Ashley Sherlock, Just A Name Review


Ashley Sherlock, Just A Name Review

Ashley Sherlock’s Just A Name: A Harmonic Mélange from Manchester’s Newest Maestro

by Constance Tucker

Ashley-Sherlock-All-About-Vocals-cdFrom the gritty streets of Manchester, a city renowned for birthing iconic bands and vocalists, emerges Ashley Sherlock, who seems destined to be etched into the annals of the city’s rich musical lineage. Released under the banner of Ruf Records, Just A Name is Sherlock’s full-length debut, following the critical acclaim of EPs Ashley Sherlock (2019) and If You’re Listening (2021). A recent nominee for the UK Blues Federation’s Young Blues Artist of the Year, Sherlock combines the soulful chords of blues with daring detours into pop and hard rock.

To speak of Sherlock is to inevitably touch upon the tight-knit chemistry of his band.
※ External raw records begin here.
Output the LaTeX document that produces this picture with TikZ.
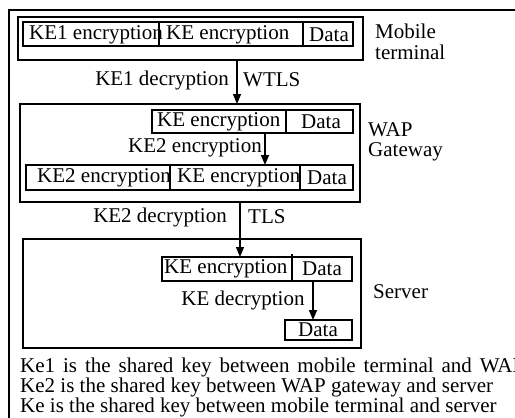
\documentclass[tikz,border=0pt]{standalone}
\usepackage{fontspec}
\setmainfont{Liberation Serif}
\usetikzlibrary{arrows.meta}
\begin{document}
\begin{tikzpicture}[x=1pt,y=-1pt,
  frame/.style={draw, line width=1.6pt, inner sep=0pt, outer sep=0pt, anchor=north west},
  cell/.style={draw, line width=1.3pt, inner sep=0pt, outer sep=0pt, anchor=north west},
  txt/.style={inner sep=0pt, font=\fontsize{21}{25}\selectfont},
  lgd/.style={inner sep=0pt, anchor=west, font=\fontsize{21}{25}\selectfont},
  arr/.style={line width=1.3pt, -{Triangle[length=10pt,width=8pt]}}]
\useasboundingbox (0,0) rectangle (515,418);
\clip (0,0) rectangle (515,418);
% outer frame
\node[frame, minimum width=540pt, minimum height=440pt] (outer) at (9,10) {};
% Mobile terminal
\node[frame, minimum width=345pt, minimum height=43pt] (mob) at (18,17) {};
\node[cell, minimum width=136pt, minimum height=24pt] (m1) at (23,22) {};
\node[cell, minimum width=144pt, minimum height=24pt] (m2) at (159,22) {};
\node[cell, minimum width=50pt, minimum height=24pt] (m3) at (303,22) {};
\node[txt, anchor=west] (m1t) at (29,35) {KE1 encryption};
\node[txt, anchor=west] (m2t) at (166,35) {KE encryption};
\node[txt] (m3t) at (329,35) {Data};
\node[txt, anchor=west] (mobl1) at (375,31) {Mobile};
\node[txt, anchor=west] (mobl2) at (375,52) {terminal};
% WAP gateway
\node[frame, minimum width=340pt, minimum height=98pt] (wap) at (20,104) {};
\node[cell, minimum width=134pt, minimum height=23pt] (w1) at (152,110) {};
\node[cell, minimum width=67pt, minimum height=23pt] (w2) at (286,110) {};
\node[txt, anchor=west] (w1t) at (157,122) {KE encryption};
\node[txt] (w2t) at (321,122) {Data};
\node[txt] (w2enc) at (195,148) {KE2 encryption};
\node[cell, minimum width=144pt, minimum height=25pt] (w3) at (26,165) {};
\node[cell, minimum width=130pt, minimum height=25pt] (w4) at (170,165) {};
\node[cell, minimum width=53pt, minimum height=25pt] (w5) at (300,165) {};
\node[txt, anchor=west] (w3t) at (37,178) {KE2 encryption};
\node[txt, anchor=west] (w4t) at (177,178) {KE encryption};
\node[txt] (w5t) at (327,178) {Data};
\node[txt, anchor=west] (wapl1) at (368,130) {WAP};
\node[txt, anchor=west] (wapl2) at (368,152) {Gateway};
% Server
\node[frame, minimum width=338pt, minimum height=109pt] (srv) at (23,239) {};
\node[cell, minimum width=130pt, minimum height=24pt] (s1) at (162,257) {};
\node[cell, minimum width=60pt, minimum height=24pt] (s2) at (292,257) {};
\draw[line width=1.3pt] (s2.north west) -- ++(0,-3);
\node[txt, anchor=west] (s1t) at (164,269) {KE encryption};
\node[txt] (s2t) at (322,269) {Data};
\node[txt] (sdec) at (243,300) {KE decryption};
\node[cell, minimum width=67pt, minimum height=20pt] (s3) at (285,320) {};
\node[txt] (s3t) at (318,330) {Data};
\node[txt, anchor=west] (srvl) at (373,292) {Server};
% arrows and labels
\coordinate (a1) at (237,0);
\coordinate (a2) at (265,0);
\coordinate (a3) at (240,0);
\coordinate (a4) at (313,0);
\draw[arr] (a1 |- mob.south) -- (a1 |- wap.north);
\node[txt, anchor=east] (dec1) at (229,80) {KE1 decryption};
\node[txt, anchor=west] (wtls) at (243,80) {WTLS};
\draw[arr] (a2 |- w1.south) -- (a2 |- w3.north);
\draw[arr] (a3 |- wap.south) -- (a3 |- s1.north);
\node[txt, anchor=east] (dec2) at (227,217) {KE2 decryption};
\node[txt, anchor=west] (tls) at (248,217) {TLS};
\draw[arr] (a4 |- s2.south) -- (a4 |- s3.north);
% legend
\node[lgd] (l1) at (20,367) {\makebox[504pt][s]{Ke1 is the shared key between mobile terminal and WAP}};
\node[lgd] (l2) at (20,387) {Ke2 is the shared key between WAP gateway and server};
\node[lgd] (l3) at (20,407) {Ke is the shared key between mobile terminal and server};
\end{tikzpicture}
\end{document}
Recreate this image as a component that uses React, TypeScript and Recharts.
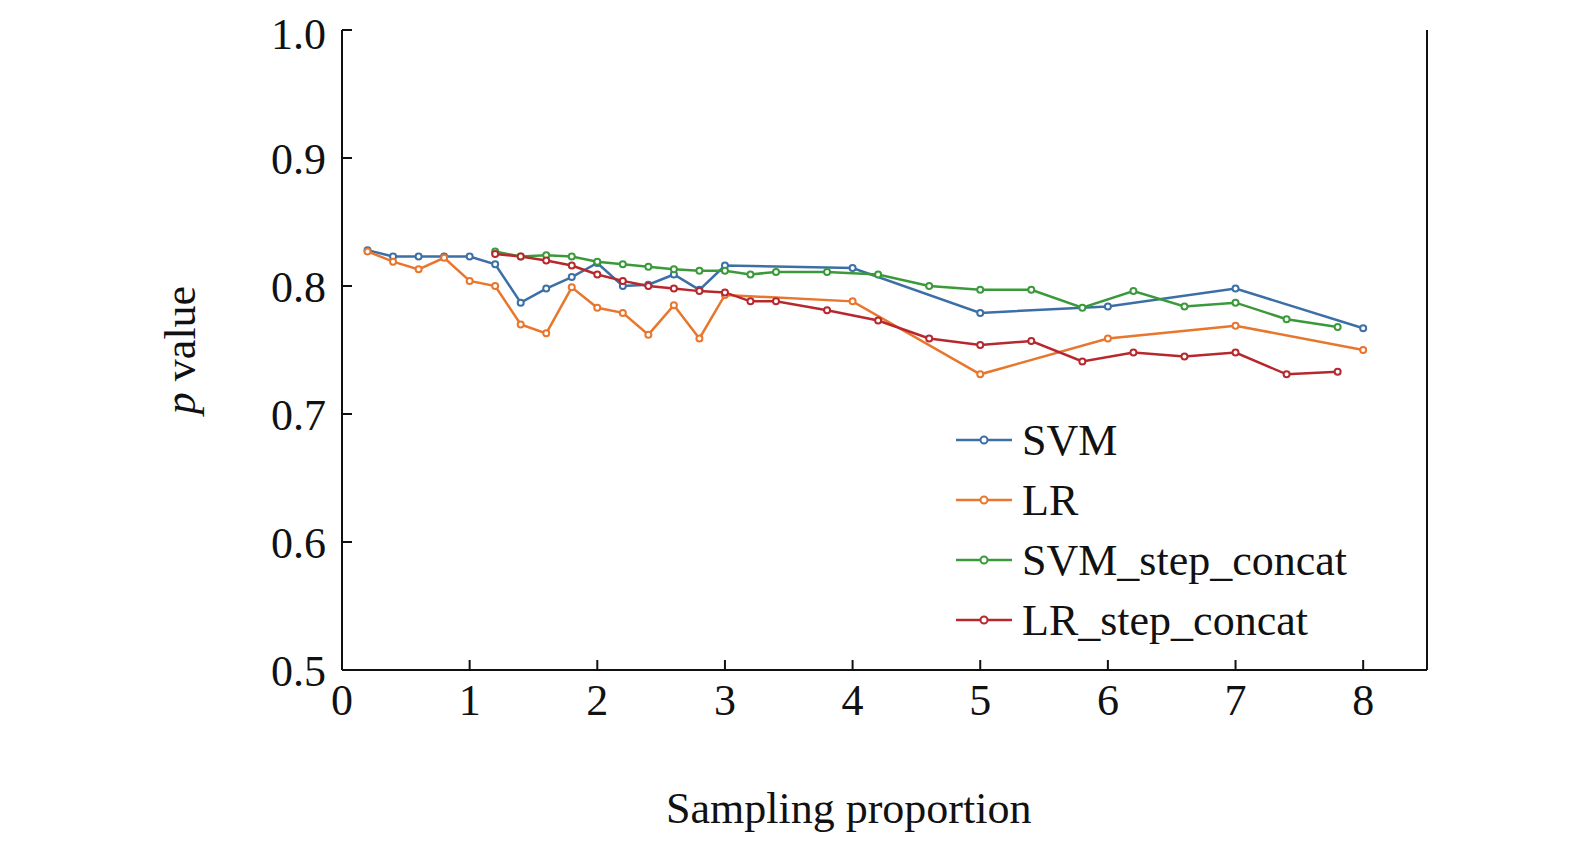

Let’s decode the rhythm section: Charlie Rachael Kay on bass and Danny Rigg on drums. This trinity’s creative partnership was conceived four years ago and solidified in the bone-chilling cold of Manchester’s Hallam Mill. “We’re one hundred percent a family. I love those guys to bits,” remarks Sherlock. Their tight rhythmic pocket, evident in every groove and break, is the foundation on which Sherlock’s vocals and guitar solos dance.

Just A Name kicks off with ‘Trouble,’ a track that crackles with the raw energy of ’70s rock. Sherlock’s vocals immediately grab your attention, performed with palpable passion. His singing showcases a dynamic range that encapsulates a bluesy timbre, seamlessly transitioning into falsetto to draw the listener into the live experience. What adds another layer of intrigue is Sherlock’s guitar work; his aptitude for textured, motivic ideas injects palpable tension, making every note a thrilling chapter in this blues-rock tale.

Sherlock’s soulful undertones are at their peak in ‘I Think That She Knows.’ Here, the timbre of his voice mellows to blend with cleaner guitar tones. The bass and drums sync in a manner that agilely elevates their dynamic contribution, crescendoing in an outpouring that culminates in the potent chorus. This demonstrates the trio’s familial chemistry and knack for intuitive pacing.

The song ‘Realise’ is a rhythmic romp that displays the ensemble’s collective agility. The song structure seems custom-tailored to Sherlock’s vocal and guitar nuances, from the captivating falsetto pre-chorus to the smooth glissandos. The falsetto and glissandos infuse an uplifting and passionate quality that breathes life and character into the melody, adding emotional depth to the song’s agile structure.

‘Empty Street’ and ‘Time’ are contrasting songs in emotional storytelling. ‘Empty Street’ unfolds as a medium-tempo rock ballad where Sherlock’s varied vocal timbres come to the forefront. The song’s robust, dynamic aura aligns perfectly with Sherlock’s vocal power, providing a sonic landscape that mirrors the aggressive undertones in his voice. On the other hand, ‘Time’ evokes an entirely different mood—offering an exhilarating blend of country blues and ’60s rock influences. The softer, more intimate atmosphere is carefully constructed through Sherlock’s choice of acoustic steel-string guitar, which gradually builds up to an overdriven semi-hollow body, adding layers of complexity to the sound. The shift in instrumentation creates a seamless sound story that pairs beautifully with Sherlock’s emotive vocals, laid bare in this track. The two songs exhibit Sherlock’s versatility and his ability to delve deep into varied emotional textures, skillfully capturing the essence of each mood.

While ‘Goodbye To You’ captures rhythmic elements reminiscent of The Stone Roses, Sherlock’s vocals diverge into bluesier territories. His aptitude for expressive slides, growls, and nuanced vibrato adds a layer of sophistication that is highly engaging. Notably, Sherlock’s vocals showcase a distinct level of control in pitch and sustain, adding a unique texture to Manchester’s rich tapestry of iconic voices. Each artist has their special allure, prompting one to wonder if something in the Manchester waters nourishes vocal talents.

Just A Name is a strong statement from a band that knows itself, trusts its craft, and defies easy categorization. With influences that range from hard rock to soul, and from blues to pop, Ashley Sherlock and his trio do more than just perform songs—they live them. In this living expression, Sherlock’s voice and guitar work stand out, yet they are part of a unified performance that takes the listener on an unforgettable journey through the essence of Just A Name.